• What the task requires: Can you set down, exactly as they appear below, the lines from the opening of the material through the one bearing "const yLabel = 'Number of Relations';", minus the pictures?

• Collected material:
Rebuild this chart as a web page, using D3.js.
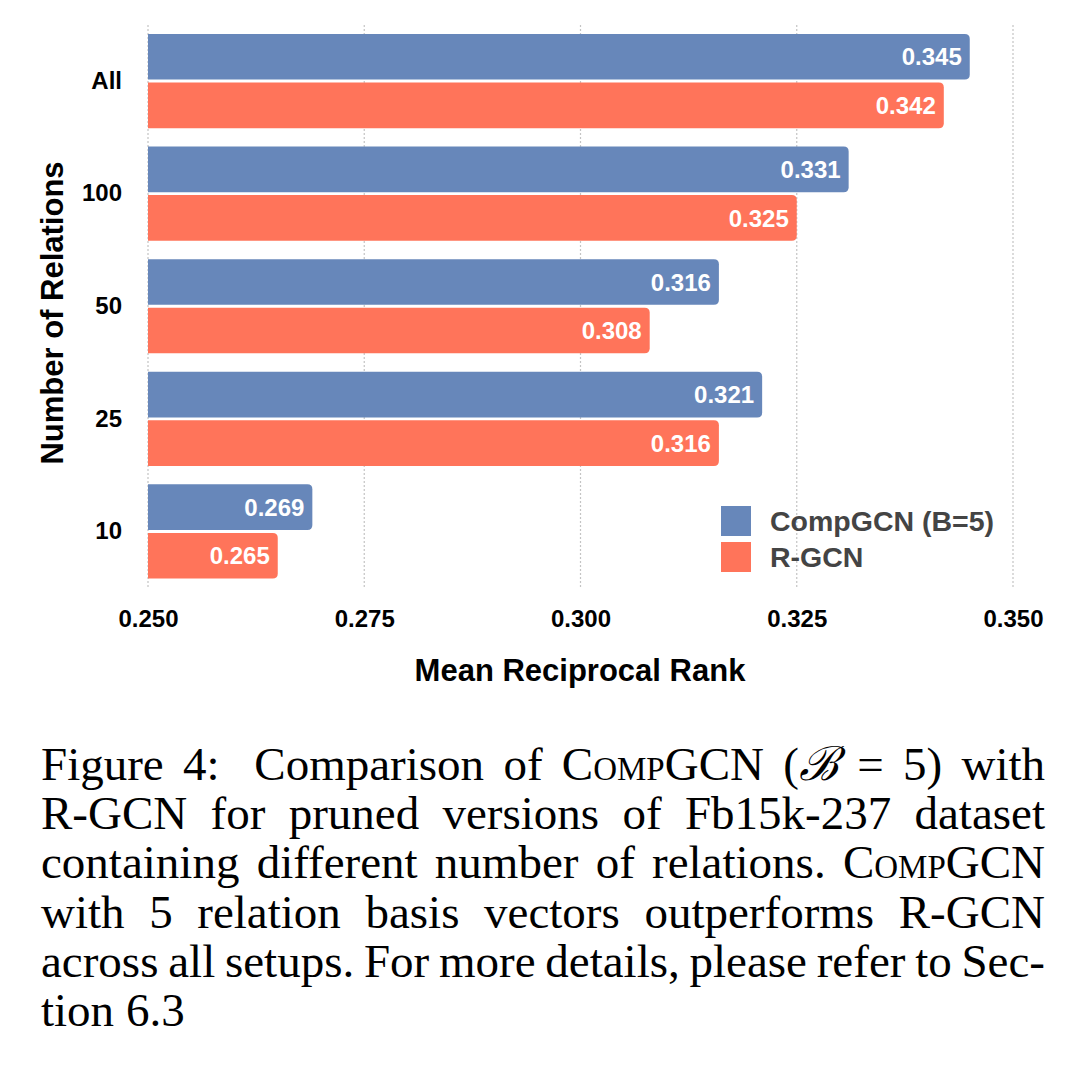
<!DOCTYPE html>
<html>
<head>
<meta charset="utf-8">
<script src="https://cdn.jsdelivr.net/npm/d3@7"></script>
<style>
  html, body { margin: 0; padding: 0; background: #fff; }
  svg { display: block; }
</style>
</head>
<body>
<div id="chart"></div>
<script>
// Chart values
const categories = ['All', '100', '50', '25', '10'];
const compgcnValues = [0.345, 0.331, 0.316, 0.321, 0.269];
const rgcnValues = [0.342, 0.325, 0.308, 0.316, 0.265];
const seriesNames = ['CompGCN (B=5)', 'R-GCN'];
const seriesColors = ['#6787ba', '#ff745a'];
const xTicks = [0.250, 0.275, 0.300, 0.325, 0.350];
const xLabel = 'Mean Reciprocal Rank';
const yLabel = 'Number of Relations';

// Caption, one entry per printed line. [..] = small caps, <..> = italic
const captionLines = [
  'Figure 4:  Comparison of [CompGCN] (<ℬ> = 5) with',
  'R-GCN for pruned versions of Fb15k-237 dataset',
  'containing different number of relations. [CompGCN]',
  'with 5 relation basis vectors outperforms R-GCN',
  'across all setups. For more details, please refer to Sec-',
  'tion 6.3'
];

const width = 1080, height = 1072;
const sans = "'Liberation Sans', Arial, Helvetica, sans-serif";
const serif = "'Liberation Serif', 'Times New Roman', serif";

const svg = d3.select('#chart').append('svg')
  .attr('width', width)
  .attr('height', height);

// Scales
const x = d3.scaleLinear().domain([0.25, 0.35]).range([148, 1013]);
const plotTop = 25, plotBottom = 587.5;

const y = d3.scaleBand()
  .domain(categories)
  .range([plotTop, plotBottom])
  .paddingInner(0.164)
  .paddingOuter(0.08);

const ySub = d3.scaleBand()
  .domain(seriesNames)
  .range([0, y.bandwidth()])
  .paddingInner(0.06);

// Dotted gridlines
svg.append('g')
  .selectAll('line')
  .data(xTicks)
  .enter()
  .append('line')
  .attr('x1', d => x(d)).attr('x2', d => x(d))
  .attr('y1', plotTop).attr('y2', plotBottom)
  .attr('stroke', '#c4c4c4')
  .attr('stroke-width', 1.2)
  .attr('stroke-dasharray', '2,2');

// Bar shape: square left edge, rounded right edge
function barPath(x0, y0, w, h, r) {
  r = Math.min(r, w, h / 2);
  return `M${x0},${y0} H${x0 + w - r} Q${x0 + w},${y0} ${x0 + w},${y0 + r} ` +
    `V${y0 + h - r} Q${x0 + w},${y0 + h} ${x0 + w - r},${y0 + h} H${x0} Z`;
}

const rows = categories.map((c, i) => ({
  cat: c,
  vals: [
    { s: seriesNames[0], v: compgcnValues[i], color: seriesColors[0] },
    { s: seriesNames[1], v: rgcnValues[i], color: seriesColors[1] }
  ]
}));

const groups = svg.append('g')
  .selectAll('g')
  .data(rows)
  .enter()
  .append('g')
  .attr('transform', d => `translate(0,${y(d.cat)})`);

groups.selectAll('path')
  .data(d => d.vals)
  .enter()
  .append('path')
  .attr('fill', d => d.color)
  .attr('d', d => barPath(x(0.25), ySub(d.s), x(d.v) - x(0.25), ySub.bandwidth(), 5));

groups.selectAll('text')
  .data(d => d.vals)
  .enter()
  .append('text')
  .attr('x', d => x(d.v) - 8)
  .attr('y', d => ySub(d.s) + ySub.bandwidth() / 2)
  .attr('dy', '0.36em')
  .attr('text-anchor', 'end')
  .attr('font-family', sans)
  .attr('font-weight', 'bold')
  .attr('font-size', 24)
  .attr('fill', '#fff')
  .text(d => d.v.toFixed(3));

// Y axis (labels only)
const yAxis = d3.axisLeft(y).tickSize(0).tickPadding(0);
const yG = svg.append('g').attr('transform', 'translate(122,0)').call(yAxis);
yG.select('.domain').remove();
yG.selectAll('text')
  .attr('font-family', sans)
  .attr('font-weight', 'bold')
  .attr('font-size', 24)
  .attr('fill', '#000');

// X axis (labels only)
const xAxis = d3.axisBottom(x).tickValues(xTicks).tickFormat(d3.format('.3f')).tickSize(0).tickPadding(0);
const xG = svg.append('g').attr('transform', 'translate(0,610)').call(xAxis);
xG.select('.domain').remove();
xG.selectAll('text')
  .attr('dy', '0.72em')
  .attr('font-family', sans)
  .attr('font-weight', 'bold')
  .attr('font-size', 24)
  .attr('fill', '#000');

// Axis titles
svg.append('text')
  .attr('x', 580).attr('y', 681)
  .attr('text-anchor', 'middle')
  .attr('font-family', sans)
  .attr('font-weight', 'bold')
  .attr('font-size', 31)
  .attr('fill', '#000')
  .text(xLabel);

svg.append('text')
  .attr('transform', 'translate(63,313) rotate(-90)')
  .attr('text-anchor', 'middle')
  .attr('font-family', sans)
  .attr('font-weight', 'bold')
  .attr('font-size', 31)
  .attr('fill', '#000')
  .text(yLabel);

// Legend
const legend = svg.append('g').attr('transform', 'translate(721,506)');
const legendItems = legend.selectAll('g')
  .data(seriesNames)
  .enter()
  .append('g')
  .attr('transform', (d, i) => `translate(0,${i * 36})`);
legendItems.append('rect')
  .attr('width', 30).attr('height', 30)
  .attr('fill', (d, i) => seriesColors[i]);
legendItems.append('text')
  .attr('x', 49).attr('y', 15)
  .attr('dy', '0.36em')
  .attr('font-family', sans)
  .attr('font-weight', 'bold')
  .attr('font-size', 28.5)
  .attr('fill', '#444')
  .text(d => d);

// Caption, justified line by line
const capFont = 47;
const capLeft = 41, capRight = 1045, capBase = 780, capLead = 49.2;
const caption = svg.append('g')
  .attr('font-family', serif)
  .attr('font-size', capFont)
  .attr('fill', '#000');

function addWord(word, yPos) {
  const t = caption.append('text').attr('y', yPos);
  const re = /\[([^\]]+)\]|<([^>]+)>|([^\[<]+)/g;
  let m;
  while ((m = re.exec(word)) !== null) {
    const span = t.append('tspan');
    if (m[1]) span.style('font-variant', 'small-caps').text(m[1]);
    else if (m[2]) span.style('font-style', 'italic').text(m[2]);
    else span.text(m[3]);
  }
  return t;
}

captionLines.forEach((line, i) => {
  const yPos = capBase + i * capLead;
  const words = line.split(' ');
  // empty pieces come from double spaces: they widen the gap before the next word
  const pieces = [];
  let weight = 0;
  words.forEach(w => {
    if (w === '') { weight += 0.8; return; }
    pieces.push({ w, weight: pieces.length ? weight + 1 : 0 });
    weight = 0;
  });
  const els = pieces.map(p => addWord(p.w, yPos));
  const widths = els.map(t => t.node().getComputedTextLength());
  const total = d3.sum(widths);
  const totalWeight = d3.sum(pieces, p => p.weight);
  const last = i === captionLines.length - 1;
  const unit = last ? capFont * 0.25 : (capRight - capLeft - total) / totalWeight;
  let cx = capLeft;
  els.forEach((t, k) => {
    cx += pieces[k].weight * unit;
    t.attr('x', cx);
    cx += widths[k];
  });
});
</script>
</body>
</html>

• Written answer:
Rebuild this chart as a web page, using D3.js.
<!DOCTYPE html>
<html>
<head>
<meta charset="utf-8">
<script src="https://cdn.jsdelivr.net/npm/d3@7"></script>
<style>
  html, body { margin: 0; padding: 0; background: #fff; }
  svg { display: block; }
</style>
</head>
<body>
<div id="chart"></div>
<script>
// Chart values
const categories = ['All', '100', '50', '25', '10'];
const compgcnValues = [0.345, 0.331, 0.316, 0.321, 0.269];
const rgcnValues = [0.342, 0.325, 0.308, 0.316, 0.265];
const seriesNames = ['CompGCN (B=5)', 'R-GCN'];
const seriesColors = ['#6787ba', '#ff745a'];
const xTicks = [0.250, 0.275, 0.300, 0.325, 0.350];
const xLabel = 'Mean Reciprocal Rank';
const yLabel = 'Number of Relations';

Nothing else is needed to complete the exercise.